What you need to do |
Gather the lines below that include the string "image", copying each in full.

Source excerpt |
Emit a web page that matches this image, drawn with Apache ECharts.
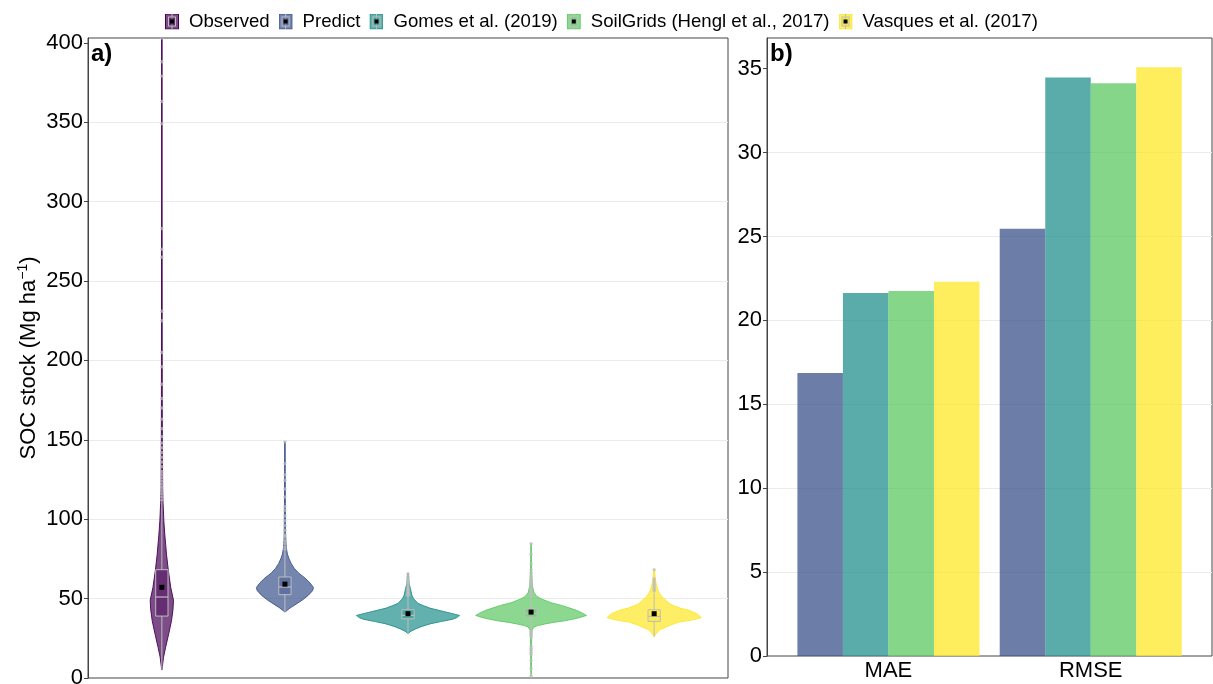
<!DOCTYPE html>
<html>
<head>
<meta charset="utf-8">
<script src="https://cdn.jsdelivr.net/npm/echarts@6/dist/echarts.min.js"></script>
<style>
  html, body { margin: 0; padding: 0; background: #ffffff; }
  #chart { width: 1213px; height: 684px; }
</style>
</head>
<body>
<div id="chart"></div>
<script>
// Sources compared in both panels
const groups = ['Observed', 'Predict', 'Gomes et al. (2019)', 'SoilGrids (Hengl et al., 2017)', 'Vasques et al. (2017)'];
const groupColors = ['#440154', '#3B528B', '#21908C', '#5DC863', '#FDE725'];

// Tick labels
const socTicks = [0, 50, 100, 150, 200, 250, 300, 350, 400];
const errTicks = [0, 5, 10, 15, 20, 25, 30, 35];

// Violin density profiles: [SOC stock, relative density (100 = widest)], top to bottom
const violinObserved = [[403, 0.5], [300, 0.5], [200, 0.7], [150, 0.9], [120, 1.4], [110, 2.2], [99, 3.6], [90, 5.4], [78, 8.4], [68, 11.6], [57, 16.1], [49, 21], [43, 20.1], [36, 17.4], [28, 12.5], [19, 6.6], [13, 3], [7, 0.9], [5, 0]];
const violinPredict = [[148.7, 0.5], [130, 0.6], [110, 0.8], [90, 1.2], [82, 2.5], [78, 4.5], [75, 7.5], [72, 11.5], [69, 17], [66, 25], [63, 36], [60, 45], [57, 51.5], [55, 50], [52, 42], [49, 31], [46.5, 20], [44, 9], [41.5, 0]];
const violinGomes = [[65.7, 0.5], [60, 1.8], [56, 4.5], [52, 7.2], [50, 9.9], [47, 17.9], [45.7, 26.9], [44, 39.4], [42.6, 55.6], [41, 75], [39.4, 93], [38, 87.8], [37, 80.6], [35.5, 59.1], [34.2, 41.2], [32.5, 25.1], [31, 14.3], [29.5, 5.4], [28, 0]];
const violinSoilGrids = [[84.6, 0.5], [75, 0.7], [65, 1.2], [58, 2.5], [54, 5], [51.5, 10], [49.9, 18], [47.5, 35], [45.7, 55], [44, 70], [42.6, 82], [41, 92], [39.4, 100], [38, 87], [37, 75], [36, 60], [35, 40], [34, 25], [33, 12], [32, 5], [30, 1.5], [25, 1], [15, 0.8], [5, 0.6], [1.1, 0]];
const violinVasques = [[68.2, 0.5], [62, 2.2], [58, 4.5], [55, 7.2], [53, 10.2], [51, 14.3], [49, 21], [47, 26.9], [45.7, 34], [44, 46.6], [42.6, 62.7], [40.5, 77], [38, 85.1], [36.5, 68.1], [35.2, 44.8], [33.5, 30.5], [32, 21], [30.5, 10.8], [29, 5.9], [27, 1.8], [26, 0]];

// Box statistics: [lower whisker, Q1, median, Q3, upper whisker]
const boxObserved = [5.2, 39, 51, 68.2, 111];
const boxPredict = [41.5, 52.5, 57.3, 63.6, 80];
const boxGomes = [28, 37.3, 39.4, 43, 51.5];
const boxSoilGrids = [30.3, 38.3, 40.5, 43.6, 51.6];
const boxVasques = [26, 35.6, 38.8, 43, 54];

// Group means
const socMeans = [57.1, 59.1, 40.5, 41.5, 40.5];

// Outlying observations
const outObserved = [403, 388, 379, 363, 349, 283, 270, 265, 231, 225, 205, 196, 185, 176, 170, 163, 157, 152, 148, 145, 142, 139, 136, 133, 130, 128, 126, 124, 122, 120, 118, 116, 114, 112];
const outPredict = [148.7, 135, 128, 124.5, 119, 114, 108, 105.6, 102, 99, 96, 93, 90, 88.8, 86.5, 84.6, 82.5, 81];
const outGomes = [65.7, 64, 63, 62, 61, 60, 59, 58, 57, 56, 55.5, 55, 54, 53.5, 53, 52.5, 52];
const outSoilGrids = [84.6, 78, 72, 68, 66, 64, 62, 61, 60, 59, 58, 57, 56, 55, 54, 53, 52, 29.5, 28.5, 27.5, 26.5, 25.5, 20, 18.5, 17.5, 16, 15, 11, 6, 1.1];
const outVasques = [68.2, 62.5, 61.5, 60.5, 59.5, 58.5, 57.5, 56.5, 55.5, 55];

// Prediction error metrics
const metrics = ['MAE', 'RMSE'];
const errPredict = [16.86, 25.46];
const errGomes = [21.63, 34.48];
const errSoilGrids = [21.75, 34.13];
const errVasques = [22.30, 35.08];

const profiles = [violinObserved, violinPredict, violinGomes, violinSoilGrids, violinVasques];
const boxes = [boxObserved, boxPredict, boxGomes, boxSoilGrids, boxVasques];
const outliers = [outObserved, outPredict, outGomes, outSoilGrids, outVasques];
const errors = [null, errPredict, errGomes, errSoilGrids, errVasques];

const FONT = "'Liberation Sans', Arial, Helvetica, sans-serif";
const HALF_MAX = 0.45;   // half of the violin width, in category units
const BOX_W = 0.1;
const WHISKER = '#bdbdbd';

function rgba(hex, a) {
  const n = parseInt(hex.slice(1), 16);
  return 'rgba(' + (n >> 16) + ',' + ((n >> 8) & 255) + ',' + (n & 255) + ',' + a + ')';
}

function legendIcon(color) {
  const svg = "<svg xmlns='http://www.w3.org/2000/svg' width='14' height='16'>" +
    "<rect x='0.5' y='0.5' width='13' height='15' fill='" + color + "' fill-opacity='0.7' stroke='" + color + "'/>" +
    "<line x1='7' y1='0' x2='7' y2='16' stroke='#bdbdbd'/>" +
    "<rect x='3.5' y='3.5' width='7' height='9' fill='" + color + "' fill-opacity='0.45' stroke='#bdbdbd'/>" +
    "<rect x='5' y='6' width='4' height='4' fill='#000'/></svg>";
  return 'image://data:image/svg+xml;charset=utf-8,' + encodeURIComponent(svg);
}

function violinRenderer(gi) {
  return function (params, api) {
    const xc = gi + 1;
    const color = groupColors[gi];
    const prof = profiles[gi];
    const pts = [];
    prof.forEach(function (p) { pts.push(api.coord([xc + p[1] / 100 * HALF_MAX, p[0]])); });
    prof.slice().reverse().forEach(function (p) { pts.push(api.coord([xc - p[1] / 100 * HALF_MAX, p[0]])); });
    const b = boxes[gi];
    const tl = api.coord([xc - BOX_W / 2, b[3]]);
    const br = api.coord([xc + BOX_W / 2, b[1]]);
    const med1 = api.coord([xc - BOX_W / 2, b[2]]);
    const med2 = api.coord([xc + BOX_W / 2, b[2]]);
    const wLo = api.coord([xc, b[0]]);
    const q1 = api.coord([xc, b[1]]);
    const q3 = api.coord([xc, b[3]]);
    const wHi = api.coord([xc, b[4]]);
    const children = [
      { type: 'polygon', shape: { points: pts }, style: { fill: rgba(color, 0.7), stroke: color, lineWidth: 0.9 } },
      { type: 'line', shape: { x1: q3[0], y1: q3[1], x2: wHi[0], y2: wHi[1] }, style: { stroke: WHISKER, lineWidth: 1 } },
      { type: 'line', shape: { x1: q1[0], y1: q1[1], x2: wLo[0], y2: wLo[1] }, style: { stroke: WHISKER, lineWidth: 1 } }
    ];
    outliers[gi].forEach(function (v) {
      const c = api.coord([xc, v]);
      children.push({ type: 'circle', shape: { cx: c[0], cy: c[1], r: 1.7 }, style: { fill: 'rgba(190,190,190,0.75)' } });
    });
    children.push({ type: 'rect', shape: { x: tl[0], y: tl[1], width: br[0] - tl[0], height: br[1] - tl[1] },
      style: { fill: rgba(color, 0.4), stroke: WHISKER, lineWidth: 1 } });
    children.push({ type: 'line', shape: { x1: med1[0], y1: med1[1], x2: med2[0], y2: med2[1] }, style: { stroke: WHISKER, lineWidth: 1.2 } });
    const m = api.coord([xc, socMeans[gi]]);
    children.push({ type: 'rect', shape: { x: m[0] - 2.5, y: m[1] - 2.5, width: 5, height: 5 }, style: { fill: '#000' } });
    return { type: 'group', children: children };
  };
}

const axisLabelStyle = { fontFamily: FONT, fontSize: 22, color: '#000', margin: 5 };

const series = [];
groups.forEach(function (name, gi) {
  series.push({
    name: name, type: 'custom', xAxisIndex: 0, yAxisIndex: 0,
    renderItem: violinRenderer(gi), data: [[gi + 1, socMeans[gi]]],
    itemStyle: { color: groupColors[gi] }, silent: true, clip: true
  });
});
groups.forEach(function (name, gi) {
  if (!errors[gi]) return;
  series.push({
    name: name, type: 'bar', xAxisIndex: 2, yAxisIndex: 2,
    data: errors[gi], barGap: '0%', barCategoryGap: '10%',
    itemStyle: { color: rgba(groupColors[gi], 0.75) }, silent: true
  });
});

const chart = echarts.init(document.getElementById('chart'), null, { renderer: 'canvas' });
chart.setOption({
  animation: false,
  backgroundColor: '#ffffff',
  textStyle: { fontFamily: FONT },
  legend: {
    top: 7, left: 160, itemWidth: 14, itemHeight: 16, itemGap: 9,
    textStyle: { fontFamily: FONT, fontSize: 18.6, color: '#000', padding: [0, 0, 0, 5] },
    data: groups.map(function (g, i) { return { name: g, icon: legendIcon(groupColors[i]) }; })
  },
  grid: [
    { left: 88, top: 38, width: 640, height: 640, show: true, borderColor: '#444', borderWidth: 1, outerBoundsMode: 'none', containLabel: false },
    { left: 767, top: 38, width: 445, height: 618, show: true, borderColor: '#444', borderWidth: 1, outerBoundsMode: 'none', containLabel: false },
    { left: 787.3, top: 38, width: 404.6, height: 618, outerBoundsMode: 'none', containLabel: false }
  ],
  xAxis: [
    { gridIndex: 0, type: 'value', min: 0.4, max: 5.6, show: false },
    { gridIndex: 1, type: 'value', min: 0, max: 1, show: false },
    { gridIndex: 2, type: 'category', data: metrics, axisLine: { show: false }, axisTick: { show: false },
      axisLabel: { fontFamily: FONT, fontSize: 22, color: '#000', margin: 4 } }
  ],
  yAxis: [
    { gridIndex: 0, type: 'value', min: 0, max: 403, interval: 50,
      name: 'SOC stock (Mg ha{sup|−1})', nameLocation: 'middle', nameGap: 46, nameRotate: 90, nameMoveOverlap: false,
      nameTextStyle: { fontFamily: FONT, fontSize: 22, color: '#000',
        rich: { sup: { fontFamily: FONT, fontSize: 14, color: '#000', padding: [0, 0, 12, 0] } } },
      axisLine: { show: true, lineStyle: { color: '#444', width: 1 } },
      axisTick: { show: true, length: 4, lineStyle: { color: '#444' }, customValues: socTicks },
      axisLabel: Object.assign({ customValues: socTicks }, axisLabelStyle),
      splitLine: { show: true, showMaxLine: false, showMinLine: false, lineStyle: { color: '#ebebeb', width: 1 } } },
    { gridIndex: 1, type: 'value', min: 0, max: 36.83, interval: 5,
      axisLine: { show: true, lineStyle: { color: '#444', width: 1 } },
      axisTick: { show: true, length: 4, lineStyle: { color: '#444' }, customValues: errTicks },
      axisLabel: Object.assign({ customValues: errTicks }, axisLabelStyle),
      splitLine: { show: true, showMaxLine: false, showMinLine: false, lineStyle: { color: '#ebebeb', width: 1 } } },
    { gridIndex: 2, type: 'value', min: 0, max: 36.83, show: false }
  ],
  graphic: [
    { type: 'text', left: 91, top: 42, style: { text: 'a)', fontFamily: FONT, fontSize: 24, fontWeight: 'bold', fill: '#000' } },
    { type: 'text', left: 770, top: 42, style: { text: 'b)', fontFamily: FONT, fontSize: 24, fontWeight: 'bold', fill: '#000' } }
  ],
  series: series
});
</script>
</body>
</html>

Complete response |
Emit a web page that matches this image, drawn with Apache ECharts.
  return 'image://data:image/svg+xml;charset=utf-8,' + encodeURIComponent(svg);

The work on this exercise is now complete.